### [WRITTEN REQUEST]
Leaving out the pictures, retype the lines from the beginning of the listing through the line containing "(B) at (213,230)".

Records:

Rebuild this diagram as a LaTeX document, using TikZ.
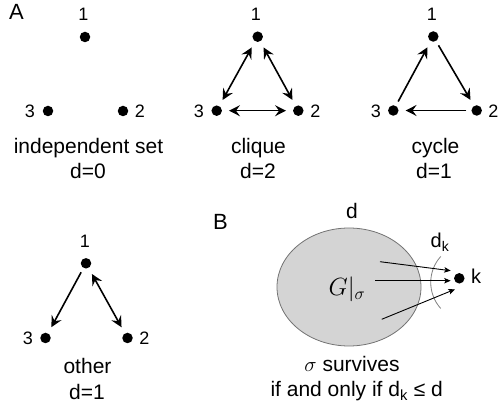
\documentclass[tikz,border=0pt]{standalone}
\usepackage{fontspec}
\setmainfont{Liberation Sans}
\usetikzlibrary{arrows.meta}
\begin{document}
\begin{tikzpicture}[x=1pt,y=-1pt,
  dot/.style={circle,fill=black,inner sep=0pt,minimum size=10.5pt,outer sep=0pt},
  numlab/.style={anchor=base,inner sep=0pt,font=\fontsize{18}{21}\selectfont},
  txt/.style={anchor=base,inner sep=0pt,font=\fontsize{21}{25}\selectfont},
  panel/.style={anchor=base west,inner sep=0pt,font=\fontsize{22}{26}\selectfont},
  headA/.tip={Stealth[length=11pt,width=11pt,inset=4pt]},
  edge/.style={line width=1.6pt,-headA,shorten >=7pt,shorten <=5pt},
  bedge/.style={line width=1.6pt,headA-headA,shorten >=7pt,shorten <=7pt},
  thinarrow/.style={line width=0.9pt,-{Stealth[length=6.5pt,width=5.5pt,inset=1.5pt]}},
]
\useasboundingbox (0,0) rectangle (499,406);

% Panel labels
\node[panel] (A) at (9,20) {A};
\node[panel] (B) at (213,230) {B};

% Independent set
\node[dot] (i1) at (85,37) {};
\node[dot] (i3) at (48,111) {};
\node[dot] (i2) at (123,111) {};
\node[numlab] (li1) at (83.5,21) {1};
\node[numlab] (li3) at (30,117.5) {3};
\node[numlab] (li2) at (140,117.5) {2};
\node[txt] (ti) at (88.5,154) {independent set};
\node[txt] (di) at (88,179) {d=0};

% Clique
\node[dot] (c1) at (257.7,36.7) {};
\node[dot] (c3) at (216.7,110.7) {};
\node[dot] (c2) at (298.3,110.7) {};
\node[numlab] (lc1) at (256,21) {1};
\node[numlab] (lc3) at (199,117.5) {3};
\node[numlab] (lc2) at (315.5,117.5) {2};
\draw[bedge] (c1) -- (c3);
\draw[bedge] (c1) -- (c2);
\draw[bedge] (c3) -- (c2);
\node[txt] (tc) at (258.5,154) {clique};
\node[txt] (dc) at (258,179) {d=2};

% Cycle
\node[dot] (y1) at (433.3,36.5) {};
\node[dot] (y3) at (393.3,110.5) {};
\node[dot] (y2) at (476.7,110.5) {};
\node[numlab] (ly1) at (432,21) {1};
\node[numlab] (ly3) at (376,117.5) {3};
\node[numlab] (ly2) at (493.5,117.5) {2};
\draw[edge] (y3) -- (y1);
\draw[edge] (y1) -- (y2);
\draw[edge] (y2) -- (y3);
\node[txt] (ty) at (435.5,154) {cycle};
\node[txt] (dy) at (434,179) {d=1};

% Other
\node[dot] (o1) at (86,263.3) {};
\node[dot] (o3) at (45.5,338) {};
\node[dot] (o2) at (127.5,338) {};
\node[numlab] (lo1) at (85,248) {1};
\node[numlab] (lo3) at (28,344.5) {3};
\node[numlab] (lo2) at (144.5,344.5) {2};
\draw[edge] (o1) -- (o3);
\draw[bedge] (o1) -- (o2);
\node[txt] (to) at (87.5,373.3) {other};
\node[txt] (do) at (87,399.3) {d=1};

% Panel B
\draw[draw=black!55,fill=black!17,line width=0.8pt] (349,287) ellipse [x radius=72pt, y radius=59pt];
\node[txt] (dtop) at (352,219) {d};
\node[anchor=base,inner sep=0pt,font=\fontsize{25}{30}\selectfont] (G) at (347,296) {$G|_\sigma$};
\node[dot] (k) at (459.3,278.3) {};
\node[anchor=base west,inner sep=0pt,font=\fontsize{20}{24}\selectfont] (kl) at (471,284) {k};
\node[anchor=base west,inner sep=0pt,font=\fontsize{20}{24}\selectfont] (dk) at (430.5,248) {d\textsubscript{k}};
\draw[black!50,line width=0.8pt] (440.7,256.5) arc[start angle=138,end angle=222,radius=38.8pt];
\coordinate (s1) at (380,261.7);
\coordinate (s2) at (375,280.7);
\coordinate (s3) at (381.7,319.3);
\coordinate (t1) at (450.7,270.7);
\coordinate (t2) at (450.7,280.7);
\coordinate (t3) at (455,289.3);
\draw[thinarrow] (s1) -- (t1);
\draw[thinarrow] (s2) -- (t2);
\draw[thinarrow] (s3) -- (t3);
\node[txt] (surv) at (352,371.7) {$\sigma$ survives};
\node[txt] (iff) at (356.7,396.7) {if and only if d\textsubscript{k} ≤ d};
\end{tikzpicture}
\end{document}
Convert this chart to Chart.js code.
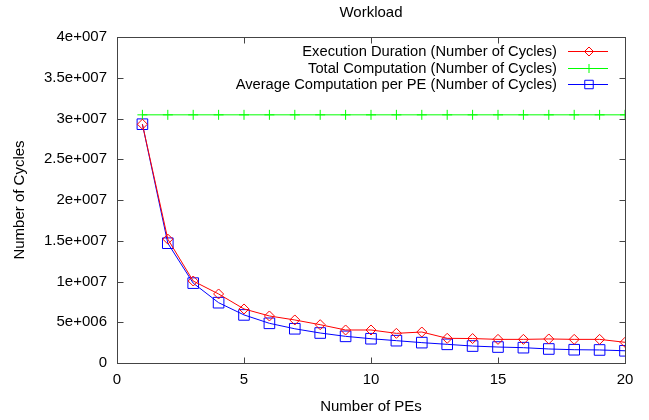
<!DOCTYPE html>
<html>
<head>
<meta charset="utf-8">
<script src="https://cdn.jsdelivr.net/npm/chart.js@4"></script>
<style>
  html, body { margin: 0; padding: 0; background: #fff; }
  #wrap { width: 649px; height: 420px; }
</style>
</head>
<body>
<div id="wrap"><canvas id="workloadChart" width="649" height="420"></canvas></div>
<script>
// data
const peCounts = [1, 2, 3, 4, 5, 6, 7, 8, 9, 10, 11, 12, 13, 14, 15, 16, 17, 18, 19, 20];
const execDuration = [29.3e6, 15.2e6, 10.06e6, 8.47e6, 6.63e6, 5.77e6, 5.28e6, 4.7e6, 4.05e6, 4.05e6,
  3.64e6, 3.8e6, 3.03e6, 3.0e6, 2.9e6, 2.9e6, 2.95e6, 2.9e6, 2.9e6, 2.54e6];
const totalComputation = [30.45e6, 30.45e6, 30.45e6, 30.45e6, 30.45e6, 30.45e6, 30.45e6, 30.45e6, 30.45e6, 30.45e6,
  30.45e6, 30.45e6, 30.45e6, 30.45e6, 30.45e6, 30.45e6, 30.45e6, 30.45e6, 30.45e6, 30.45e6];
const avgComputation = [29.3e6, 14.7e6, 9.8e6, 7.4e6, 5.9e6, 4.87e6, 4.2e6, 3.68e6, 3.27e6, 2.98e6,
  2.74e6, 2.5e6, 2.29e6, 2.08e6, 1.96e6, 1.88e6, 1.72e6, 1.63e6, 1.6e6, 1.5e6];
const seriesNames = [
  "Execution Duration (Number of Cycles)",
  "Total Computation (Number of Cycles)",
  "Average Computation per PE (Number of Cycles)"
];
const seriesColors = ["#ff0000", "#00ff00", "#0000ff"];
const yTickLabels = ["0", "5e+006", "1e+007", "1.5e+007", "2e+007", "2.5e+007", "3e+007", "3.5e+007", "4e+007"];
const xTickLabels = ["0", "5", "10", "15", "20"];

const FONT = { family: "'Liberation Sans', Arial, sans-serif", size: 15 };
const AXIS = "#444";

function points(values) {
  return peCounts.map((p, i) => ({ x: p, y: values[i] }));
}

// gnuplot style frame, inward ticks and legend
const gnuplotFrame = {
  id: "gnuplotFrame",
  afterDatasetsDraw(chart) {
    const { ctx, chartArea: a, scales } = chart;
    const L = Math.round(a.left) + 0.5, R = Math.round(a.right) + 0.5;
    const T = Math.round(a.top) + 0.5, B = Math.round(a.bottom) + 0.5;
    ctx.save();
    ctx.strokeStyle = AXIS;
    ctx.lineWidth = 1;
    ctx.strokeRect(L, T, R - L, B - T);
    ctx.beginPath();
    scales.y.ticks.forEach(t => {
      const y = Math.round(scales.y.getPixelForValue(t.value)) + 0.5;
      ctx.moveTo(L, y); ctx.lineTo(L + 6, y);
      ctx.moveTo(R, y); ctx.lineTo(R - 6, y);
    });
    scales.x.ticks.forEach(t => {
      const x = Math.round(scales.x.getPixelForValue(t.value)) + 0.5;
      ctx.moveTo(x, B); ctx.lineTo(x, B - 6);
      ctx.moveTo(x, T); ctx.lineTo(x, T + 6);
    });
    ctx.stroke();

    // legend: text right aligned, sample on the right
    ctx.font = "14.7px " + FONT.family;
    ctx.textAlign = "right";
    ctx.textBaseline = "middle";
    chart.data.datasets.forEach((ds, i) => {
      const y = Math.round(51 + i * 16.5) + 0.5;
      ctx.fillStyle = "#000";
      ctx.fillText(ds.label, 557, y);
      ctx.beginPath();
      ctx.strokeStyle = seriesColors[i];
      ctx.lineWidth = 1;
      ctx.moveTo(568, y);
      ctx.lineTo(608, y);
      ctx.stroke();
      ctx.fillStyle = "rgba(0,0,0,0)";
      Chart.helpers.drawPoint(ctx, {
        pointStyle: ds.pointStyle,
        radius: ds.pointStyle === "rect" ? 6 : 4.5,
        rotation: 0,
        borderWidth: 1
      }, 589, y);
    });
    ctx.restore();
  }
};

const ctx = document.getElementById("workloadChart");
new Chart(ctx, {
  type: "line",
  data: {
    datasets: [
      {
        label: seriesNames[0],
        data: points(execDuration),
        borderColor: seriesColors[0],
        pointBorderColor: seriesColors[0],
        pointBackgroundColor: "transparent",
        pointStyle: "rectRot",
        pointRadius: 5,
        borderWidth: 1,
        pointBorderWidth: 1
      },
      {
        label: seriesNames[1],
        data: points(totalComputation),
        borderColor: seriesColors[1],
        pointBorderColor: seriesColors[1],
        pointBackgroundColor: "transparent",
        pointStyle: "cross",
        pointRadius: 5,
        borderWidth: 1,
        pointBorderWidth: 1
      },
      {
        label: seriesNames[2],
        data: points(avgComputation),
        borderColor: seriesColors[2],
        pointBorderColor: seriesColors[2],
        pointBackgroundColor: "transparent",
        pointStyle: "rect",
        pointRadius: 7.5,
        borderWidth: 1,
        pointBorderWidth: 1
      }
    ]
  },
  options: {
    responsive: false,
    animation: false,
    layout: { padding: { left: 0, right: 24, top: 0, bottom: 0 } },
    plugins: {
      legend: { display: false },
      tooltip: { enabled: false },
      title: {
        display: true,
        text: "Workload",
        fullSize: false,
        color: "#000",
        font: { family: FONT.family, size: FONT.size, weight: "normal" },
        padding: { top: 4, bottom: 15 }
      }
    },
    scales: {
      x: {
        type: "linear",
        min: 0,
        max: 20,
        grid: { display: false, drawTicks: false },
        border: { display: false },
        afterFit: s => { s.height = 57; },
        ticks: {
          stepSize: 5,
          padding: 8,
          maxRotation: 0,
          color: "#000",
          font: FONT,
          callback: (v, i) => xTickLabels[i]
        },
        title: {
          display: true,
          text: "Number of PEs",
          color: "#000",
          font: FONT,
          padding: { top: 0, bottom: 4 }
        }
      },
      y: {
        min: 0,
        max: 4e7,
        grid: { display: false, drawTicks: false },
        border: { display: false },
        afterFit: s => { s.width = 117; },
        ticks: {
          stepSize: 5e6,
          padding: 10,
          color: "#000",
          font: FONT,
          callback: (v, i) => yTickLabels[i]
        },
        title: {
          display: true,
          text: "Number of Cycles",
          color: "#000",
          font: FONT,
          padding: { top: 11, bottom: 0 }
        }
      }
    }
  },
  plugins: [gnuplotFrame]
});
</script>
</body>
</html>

### [THE REPLY]
Rebuild this diagram as a LaTeX document, using TikZ.
\documentclass[tikz,border=0pt]{standalone}
\usepackage{fontspec}
\setmainfont{Liberation Sans}
\usetikzlibrary{arrows.meta}
\begin{document}
\begin{tikzpicture}[x=1pt,y=-1pt,
  dot/.style={circle,fill=black,inner sep=0pt,minimum size=10.5pt,outer sep=0pt},
  numlab/.style={anchor=base,inner sep=0pt,font=\fontsize{18}{21}\selectfont},
  txt/.style={anchor=base,inner sep=0pt,font=\fontsize{21}{25}\selectfont},
  panel/.style={anchor=base west,inner sep=0pt,font=\fontsize{22}{26}\selectfont},
  headA/.tip={Stealth[length=11pt,width=11pt,inset=4pt]},
  edge/.style={line width=1.6pt,-headA,shorten >=7pt,shorten <=5pt},
  bedge/.style={line width=1.6pt,headA-headA,shorten >=7pt,shorten <=7pt},
  thinarrow/.style={line width=0.9pt,-{Stealth[length=6.5pt,width=5.5pt,inset=1.5pt]}},
]
\useasboundingbox (0,0) rectangle (499,406);

% Panel labels
\node[panel] (A) at (9,20) {A};
\node[panel] (B) at (213,230) {B};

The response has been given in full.